Apple’s AirPods are notorious for becoming e-waste when their batteries no longer hold a charge thanks to a design that makes them extremely hard to repair, but not impossible to repair, thanks to the efforts of Swiss hardware hacker Ken Pillonel who’s shared his solutions online.
You might remember Ken Pillonel as the engineer who one-upped Apple by hacking a fully-functional USB-C port onto an iPhone. That one-off creation went on to sell for over $86,000 at auction, while Pillonel continued to show off his hacking skills by downgrading an Android phone with Apple’s proprietary Lightning port—a truly cursed creation that he probably couldn’t pay someone to use.
Pillonel’s latest target are the Apple AirPods wireless earbuds which Apple will simply replace if users start to experience charging or battery issues (assuming they’re under warranty) as a result of a design that makes opening their charging case to gain access to the battery without damaging it impossible. As Pillonel discovered, if you want to replace the charging case’s battery yourself, you need to come at it with a cutting tool to remove the outer case, destroying it in the process.

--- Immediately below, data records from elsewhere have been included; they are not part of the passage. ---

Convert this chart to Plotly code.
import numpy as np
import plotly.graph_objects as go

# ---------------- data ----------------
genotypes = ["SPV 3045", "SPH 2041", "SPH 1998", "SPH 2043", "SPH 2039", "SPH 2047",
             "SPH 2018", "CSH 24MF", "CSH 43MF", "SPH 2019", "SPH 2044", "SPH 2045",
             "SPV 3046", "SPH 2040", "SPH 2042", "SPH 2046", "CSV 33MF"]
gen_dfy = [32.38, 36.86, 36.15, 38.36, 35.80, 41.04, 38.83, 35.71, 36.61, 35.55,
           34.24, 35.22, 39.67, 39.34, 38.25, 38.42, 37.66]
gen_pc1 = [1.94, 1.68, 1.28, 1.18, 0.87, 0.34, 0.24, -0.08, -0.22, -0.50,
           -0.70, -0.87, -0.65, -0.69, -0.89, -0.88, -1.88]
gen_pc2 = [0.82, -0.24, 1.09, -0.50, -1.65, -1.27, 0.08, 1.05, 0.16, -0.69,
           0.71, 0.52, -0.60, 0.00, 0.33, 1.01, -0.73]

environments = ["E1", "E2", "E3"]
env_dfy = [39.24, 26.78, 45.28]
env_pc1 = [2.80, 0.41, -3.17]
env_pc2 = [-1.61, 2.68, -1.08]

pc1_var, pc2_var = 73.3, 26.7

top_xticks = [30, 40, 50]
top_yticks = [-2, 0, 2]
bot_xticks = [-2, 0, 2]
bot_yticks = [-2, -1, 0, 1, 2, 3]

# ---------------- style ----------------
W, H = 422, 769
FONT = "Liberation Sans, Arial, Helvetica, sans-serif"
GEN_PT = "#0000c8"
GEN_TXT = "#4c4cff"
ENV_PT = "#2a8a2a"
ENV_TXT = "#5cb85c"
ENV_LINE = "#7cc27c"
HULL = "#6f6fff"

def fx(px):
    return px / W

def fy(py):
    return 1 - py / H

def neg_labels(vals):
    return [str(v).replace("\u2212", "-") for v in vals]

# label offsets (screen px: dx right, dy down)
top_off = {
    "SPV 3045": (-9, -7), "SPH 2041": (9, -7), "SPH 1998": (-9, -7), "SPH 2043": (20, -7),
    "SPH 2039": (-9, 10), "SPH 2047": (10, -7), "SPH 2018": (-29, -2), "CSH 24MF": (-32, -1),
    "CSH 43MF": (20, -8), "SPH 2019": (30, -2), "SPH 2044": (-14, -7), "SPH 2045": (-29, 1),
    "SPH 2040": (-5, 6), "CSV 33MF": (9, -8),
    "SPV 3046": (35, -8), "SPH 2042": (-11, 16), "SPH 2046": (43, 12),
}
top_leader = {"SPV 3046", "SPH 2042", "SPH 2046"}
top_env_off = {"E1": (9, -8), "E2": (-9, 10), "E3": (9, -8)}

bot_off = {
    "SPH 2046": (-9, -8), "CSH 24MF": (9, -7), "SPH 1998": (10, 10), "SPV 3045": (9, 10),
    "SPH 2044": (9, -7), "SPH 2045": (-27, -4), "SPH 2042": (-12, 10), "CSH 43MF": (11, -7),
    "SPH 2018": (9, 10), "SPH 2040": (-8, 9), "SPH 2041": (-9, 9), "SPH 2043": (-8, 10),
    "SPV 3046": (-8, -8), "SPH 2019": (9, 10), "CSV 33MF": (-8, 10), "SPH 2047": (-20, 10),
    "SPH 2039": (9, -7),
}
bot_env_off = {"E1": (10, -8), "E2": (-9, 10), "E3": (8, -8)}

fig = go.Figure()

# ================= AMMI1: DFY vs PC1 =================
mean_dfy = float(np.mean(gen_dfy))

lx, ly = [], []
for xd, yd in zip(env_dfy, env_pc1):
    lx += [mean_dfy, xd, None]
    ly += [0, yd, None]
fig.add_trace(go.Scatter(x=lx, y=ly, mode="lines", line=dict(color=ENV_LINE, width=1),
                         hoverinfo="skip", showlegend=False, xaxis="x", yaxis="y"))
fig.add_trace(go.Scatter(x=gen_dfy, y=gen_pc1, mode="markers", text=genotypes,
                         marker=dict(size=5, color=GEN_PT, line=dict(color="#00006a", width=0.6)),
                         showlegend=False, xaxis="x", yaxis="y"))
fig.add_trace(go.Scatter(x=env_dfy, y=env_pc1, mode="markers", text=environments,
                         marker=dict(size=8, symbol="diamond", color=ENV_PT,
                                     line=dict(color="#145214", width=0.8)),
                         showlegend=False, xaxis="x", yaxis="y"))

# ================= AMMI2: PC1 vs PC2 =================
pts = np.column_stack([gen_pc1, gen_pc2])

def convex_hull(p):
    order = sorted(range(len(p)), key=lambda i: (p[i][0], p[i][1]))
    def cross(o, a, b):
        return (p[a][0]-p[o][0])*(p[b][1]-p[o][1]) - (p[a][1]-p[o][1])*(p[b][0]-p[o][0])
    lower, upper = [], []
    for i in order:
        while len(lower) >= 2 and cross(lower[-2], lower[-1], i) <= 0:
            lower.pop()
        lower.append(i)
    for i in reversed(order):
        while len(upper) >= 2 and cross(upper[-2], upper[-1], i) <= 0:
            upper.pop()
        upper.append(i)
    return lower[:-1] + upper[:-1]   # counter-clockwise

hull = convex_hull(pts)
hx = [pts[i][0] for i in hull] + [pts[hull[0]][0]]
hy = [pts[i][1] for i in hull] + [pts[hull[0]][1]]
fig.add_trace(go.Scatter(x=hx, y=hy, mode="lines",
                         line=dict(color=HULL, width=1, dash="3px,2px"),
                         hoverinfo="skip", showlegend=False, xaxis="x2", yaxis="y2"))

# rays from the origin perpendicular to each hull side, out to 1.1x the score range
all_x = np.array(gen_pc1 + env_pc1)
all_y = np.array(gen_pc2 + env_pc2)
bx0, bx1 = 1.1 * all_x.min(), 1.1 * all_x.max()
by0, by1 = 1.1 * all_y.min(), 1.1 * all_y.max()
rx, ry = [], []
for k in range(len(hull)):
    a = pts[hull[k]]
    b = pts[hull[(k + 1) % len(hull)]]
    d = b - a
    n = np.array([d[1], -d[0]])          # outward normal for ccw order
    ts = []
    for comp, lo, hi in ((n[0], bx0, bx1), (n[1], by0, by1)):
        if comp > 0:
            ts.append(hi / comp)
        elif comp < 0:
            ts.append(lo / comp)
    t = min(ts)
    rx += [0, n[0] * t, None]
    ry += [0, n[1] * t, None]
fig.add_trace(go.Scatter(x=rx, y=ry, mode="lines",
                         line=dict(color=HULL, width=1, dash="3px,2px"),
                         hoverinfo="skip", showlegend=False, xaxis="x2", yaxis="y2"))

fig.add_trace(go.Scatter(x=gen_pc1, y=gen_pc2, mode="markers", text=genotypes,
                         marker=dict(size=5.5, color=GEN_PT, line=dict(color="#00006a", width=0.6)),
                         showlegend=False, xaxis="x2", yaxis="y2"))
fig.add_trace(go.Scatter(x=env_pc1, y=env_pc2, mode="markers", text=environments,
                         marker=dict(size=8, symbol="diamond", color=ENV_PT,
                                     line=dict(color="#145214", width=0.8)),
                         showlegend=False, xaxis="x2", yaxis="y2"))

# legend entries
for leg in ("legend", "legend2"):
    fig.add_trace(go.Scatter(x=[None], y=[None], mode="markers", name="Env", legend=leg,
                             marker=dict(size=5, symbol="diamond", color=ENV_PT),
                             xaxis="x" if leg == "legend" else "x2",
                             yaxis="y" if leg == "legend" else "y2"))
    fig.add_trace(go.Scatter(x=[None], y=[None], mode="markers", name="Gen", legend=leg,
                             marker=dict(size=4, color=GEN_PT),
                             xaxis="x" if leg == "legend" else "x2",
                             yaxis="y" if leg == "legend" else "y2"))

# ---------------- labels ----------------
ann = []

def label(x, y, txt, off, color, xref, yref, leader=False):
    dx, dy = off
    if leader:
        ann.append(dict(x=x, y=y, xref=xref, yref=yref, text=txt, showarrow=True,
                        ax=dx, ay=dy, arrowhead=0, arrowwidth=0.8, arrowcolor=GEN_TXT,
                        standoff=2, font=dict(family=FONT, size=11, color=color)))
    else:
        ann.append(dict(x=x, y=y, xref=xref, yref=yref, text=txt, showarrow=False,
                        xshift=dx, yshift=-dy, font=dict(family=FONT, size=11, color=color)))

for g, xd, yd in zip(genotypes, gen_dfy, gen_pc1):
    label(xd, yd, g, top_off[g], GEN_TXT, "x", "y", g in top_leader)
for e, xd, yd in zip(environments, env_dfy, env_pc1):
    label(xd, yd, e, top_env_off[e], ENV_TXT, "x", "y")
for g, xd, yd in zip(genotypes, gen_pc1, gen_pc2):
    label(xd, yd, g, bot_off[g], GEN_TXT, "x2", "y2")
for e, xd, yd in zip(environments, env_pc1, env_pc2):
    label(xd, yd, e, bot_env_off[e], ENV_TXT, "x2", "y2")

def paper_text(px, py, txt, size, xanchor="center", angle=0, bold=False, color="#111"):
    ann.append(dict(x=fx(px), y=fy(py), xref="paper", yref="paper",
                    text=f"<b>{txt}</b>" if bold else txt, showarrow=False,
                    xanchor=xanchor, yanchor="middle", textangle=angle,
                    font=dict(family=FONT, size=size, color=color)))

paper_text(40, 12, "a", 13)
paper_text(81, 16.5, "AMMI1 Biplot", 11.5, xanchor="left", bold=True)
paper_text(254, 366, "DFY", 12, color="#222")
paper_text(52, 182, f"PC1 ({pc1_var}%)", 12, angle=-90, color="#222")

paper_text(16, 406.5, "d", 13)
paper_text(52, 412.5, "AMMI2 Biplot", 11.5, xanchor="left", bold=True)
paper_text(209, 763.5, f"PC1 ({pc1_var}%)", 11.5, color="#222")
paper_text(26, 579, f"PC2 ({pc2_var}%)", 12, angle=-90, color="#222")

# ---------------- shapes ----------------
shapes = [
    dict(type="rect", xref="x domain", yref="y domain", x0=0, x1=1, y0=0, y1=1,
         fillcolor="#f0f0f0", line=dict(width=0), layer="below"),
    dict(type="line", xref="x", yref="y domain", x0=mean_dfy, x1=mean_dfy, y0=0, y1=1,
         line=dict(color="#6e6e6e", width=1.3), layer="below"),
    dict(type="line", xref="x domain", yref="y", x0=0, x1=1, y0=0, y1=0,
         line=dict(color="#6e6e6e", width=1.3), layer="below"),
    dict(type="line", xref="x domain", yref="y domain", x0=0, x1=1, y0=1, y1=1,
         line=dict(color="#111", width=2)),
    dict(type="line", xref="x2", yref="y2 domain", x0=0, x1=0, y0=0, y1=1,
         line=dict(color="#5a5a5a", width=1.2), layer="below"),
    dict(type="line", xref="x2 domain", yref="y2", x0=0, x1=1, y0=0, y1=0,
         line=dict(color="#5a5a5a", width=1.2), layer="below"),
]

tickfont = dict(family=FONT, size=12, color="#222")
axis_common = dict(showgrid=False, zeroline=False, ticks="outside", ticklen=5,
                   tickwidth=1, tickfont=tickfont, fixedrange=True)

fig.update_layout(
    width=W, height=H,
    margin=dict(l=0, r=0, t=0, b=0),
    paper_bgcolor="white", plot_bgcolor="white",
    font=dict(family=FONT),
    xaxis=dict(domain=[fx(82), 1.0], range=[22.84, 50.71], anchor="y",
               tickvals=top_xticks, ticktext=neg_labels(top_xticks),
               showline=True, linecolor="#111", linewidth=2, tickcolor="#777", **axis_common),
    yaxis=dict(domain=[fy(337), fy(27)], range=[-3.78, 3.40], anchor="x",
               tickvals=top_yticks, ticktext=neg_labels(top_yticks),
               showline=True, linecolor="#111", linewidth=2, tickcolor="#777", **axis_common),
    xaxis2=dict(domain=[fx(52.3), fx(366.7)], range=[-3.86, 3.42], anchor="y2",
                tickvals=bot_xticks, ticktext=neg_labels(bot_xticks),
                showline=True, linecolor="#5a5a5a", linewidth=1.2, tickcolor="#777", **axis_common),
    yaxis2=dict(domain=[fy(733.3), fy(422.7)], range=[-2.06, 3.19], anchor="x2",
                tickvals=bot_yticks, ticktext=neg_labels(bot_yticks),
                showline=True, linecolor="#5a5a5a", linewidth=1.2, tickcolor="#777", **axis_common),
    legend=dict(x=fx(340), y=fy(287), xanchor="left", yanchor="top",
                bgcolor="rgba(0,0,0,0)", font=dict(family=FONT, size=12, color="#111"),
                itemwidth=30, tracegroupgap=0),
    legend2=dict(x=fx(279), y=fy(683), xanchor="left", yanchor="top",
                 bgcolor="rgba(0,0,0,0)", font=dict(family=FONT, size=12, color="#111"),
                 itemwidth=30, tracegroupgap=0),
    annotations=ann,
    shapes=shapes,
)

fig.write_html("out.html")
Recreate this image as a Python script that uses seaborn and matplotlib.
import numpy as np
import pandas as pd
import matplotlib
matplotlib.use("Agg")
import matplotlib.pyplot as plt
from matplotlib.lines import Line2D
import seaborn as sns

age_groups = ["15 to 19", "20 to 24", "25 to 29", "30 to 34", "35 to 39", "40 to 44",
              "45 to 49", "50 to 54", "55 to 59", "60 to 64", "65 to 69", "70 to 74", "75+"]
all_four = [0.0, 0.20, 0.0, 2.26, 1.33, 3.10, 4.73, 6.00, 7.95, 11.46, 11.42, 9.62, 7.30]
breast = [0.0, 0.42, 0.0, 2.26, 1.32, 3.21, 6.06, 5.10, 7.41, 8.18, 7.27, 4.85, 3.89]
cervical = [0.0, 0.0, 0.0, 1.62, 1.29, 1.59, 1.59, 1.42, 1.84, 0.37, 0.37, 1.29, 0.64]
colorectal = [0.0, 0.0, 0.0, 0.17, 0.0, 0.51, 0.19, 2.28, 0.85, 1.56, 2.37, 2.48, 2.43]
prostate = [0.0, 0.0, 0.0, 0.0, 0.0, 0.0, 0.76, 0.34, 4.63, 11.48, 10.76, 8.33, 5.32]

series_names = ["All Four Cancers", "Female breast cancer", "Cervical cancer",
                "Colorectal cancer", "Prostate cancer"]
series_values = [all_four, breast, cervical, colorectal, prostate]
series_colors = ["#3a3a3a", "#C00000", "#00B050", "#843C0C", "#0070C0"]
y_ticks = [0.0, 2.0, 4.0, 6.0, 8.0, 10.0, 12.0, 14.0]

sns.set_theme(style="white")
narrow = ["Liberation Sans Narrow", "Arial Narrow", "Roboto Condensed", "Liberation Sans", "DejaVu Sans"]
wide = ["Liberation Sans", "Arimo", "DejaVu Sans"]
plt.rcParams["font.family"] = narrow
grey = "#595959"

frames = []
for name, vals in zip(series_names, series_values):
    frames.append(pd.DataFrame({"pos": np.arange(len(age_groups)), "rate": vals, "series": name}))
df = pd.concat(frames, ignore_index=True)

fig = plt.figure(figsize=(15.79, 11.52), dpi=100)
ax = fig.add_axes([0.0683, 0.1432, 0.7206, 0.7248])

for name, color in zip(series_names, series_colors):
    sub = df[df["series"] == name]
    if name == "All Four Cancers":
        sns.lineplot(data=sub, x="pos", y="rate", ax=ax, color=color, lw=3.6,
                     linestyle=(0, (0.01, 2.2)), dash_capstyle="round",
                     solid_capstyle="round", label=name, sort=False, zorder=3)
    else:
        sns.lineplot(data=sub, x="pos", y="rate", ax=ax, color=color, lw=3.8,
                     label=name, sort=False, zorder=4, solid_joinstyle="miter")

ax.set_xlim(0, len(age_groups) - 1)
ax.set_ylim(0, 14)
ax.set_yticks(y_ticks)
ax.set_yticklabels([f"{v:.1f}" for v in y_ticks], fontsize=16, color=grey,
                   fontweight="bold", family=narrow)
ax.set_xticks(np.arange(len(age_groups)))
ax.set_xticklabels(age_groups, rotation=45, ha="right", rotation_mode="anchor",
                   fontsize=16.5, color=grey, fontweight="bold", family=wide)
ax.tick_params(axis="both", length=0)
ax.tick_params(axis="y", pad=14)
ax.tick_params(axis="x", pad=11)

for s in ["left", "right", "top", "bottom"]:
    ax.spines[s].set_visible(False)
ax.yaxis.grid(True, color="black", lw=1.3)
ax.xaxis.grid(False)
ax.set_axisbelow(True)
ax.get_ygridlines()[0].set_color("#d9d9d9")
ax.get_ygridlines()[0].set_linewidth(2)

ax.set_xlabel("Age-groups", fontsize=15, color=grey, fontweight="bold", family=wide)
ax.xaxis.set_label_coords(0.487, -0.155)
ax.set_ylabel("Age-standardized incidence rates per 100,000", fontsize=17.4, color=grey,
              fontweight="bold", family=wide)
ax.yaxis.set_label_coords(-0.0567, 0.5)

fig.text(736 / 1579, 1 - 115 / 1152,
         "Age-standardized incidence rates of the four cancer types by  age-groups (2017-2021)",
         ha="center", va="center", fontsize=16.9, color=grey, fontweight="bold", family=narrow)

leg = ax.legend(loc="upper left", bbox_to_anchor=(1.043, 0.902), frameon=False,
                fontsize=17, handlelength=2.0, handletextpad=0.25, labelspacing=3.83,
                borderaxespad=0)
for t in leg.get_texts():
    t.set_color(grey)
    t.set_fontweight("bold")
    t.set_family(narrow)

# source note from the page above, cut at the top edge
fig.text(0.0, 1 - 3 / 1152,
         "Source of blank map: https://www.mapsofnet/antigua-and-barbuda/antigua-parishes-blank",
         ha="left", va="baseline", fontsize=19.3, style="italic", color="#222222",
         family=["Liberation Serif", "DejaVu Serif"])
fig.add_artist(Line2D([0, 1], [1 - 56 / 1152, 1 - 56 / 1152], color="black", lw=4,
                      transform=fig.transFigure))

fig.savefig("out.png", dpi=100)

Through some trial and error, Pillonel managed to design and 3D print a replacement outer sleeve for the case, and with the help of a resin 3D printer instead of one that uses a plastic filament extruder, it came out looking quite professional. But he didn’t stop there.
An inevitable e-waste destiny isn’t the AirPods’ only sin. Apple still continues to hobble its wireless headphones with a Lightning charging port—even on the $550 AirPods Max. So while replacing the battery on his AirPods charging case, Pillonel figured he’d go the extra mile again (or kilometer, given he lives in Switzerland) and replace its Lightning charging port with USB-C.
As with his iPhone upgrades, putting a USB-C port on the AirPods’ charging case was no easy feat, requiring custom PCBs and even mounting brackets to be designed and ordered before precision soldering and even welding could be attempted. But it worked, and Pillonel is one step closer to eliminating Apple’s Lightning cables from his life altogether, and you could be too.
He’s not putting the hacked AirPods up for auction, but Pillonel has created a website, AirPodsDirtySecret.com, that links out to the 3D files and PCB files on GitHub for those who want to attempt this hack themselves. He’s also in the process of setting up a giveaway for the custom components he created, and gauging the interest of potentially putting together an AirPods upgrade kit that anyone can buy—but will probably still require skills with a Dremel and a soldering iron.